WRITTEN TASK:
Copy every line that holds "this".

Plotting code records

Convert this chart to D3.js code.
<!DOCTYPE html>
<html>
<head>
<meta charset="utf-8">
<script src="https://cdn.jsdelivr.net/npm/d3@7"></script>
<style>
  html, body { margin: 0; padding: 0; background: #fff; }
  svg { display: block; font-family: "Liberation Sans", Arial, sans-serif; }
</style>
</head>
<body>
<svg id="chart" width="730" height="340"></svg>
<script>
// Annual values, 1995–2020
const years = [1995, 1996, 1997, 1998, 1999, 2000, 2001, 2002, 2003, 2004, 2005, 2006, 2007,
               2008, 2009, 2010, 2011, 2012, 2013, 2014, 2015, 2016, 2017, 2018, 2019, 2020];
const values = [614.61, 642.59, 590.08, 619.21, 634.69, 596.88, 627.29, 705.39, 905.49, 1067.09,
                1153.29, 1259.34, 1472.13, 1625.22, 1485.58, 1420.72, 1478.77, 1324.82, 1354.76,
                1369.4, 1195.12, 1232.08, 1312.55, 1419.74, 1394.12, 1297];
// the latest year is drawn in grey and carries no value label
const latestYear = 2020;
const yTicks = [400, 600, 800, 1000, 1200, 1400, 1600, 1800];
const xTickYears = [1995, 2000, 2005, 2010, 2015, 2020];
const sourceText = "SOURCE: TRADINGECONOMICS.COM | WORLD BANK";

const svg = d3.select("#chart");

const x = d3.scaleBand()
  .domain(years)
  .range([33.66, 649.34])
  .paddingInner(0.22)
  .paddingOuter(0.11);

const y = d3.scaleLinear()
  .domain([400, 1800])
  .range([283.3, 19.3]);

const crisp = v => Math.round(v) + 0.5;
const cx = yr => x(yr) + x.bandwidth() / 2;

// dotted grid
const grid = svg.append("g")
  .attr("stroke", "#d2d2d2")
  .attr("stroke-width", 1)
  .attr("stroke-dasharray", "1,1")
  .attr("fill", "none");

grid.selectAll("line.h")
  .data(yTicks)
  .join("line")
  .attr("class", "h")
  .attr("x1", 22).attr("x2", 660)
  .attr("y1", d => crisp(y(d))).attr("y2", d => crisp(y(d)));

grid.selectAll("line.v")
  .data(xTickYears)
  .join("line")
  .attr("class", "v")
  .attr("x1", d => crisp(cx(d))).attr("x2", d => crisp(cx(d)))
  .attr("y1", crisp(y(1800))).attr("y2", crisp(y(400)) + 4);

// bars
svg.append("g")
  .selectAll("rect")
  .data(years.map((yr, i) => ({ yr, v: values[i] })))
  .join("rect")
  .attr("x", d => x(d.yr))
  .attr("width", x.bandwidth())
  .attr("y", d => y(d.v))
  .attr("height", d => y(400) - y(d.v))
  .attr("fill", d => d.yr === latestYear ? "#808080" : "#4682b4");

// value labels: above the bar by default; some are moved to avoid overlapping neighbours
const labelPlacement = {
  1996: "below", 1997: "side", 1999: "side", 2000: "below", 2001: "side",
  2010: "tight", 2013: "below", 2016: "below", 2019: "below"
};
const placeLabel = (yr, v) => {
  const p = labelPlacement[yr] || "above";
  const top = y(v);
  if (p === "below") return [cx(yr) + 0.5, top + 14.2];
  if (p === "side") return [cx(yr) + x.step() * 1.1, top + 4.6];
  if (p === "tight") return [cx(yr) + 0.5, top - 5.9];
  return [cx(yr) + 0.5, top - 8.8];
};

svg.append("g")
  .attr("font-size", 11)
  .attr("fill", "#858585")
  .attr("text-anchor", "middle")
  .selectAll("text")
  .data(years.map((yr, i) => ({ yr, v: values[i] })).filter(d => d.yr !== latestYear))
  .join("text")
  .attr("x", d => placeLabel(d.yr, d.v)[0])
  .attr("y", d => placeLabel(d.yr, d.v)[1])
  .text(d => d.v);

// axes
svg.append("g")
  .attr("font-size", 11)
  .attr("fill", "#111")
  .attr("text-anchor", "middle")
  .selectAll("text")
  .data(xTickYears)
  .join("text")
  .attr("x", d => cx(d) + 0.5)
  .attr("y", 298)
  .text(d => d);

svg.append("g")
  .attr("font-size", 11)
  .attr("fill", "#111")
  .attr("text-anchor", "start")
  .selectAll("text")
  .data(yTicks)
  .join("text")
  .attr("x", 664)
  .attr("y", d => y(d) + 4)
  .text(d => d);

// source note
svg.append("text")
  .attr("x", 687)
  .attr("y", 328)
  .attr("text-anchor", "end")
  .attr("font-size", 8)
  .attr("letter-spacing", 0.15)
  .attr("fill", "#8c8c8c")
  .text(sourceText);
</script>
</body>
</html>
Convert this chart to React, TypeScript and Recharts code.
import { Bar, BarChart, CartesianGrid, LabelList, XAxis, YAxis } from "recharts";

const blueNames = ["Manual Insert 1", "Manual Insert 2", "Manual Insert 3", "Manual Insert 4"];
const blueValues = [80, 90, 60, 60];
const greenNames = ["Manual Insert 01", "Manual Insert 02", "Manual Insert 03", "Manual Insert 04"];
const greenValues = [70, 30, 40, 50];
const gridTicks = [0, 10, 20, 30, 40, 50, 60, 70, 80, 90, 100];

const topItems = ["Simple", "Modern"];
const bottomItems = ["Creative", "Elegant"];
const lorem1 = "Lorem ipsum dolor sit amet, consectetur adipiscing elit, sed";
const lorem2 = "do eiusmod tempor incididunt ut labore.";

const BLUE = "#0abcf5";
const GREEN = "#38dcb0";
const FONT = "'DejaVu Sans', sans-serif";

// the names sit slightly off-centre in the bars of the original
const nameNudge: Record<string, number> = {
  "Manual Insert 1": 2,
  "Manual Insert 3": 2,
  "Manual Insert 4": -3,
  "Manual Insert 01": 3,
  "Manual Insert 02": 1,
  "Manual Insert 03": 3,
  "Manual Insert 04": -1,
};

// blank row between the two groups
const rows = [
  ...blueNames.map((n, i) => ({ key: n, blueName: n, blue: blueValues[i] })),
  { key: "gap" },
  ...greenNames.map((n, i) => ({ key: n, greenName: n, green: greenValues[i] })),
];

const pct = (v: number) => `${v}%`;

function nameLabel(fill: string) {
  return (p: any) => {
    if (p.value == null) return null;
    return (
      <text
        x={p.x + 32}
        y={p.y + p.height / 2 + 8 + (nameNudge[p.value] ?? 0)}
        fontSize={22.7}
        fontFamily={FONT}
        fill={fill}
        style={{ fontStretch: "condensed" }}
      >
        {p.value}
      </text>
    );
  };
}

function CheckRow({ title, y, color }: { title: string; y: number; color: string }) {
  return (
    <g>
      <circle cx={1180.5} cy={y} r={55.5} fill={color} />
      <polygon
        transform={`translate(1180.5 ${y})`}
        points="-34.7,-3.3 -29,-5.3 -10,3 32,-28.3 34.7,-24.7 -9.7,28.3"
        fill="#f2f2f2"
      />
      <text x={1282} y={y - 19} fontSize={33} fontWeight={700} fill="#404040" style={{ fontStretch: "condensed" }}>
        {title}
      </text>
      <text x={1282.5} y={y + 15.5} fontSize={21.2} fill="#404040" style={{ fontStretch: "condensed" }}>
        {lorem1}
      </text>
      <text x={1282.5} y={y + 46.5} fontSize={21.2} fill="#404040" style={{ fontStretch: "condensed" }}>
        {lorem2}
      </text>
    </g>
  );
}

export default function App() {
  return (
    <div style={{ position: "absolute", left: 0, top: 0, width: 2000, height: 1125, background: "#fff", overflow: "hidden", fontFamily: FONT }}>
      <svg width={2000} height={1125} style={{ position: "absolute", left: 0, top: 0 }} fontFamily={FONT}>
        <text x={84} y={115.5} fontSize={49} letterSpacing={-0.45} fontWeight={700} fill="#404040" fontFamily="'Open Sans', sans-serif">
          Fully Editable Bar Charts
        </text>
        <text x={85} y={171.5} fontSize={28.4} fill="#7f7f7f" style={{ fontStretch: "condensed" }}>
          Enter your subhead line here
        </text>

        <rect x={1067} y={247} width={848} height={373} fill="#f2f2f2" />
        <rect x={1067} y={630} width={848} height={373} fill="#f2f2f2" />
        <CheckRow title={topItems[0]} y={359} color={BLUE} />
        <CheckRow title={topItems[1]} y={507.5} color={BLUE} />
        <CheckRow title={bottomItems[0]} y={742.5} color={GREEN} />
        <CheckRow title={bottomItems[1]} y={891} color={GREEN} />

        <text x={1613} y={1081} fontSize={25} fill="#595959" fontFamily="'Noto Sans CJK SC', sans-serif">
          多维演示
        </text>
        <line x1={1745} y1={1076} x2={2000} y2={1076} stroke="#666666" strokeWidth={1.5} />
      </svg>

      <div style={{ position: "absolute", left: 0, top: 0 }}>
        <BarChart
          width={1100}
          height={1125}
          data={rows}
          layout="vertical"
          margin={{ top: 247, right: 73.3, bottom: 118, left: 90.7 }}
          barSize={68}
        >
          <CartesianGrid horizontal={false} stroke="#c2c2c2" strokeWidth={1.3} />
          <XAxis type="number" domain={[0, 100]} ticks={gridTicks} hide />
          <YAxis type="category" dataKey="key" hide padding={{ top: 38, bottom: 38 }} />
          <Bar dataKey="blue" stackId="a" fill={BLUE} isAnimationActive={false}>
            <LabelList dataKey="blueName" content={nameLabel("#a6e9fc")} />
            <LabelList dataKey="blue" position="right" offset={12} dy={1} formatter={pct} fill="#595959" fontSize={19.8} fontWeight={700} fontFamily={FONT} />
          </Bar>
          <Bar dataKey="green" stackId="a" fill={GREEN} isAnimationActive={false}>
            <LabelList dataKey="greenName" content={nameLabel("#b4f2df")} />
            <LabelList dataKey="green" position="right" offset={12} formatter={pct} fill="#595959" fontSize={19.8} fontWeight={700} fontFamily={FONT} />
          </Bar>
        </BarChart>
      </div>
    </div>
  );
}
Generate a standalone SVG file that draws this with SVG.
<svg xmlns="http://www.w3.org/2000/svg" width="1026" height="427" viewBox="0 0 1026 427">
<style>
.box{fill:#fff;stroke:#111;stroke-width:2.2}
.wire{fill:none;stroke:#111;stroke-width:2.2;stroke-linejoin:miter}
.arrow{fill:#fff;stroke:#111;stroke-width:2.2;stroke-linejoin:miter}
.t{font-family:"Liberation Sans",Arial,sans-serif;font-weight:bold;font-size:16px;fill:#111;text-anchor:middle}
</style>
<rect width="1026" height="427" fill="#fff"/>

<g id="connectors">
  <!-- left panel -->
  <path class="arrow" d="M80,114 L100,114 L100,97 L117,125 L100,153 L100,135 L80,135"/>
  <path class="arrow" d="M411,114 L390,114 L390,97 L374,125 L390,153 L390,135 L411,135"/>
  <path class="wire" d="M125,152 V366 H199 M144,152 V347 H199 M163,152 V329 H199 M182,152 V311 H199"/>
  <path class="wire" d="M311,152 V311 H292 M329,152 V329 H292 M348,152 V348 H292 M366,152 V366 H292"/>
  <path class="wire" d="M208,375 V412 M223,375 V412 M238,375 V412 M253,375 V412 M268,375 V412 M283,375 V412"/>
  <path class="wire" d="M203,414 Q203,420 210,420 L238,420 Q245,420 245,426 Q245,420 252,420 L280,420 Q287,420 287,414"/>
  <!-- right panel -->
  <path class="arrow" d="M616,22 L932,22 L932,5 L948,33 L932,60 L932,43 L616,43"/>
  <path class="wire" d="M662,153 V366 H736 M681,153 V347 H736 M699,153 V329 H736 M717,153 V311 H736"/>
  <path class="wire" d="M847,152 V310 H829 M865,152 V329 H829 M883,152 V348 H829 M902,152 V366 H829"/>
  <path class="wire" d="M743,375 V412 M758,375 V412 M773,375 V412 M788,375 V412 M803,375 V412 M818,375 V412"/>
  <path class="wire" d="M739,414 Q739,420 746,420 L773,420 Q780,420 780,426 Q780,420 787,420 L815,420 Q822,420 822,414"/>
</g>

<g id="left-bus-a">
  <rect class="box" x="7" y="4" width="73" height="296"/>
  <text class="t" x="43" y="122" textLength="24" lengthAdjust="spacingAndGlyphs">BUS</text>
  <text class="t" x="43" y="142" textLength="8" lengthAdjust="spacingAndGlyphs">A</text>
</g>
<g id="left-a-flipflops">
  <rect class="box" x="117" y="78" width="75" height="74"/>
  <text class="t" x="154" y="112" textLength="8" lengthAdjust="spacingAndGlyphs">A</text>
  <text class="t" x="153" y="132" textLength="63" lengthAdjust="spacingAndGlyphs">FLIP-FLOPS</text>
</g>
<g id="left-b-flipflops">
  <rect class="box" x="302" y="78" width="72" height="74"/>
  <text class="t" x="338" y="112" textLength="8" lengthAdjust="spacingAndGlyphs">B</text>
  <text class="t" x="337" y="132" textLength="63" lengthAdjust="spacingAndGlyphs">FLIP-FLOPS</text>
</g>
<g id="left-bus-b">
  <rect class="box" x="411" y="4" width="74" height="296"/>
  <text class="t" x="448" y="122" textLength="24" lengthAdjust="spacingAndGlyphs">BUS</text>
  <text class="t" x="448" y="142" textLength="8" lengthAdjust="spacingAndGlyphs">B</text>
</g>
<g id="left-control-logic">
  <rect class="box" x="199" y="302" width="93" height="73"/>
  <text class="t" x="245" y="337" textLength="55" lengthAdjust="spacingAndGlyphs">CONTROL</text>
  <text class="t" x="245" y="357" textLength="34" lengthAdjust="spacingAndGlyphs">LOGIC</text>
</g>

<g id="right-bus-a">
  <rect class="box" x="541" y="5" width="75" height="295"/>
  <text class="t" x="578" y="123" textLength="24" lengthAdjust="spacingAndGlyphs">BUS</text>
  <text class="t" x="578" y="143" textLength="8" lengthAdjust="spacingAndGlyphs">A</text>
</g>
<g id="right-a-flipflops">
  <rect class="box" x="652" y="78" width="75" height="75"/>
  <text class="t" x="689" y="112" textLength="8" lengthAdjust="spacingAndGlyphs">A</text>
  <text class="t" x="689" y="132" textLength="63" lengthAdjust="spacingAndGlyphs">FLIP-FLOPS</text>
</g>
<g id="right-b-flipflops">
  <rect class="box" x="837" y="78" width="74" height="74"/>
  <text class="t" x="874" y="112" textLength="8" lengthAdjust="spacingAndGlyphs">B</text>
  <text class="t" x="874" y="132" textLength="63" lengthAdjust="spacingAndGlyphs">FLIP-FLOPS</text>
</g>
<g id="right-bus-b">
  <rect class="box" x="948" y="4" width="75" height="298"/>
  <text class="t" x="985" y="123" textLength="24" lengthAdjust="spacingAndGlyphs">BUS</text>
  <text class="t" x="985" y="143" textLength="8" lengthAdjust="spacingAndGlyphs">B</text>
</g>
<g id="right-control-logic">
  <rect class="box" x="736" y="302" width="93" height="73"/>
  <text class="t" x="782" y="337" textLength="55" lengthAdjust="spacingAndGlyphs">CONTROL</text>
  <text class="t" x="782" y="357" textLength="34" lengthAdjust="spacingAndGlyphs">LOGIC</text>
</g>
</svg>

SOLUTION:
Convert this chart to D3.js code.
Convert this chart to React, TypeScript and Recharts code.
Generate a standalone SVG file that draws this with SVG.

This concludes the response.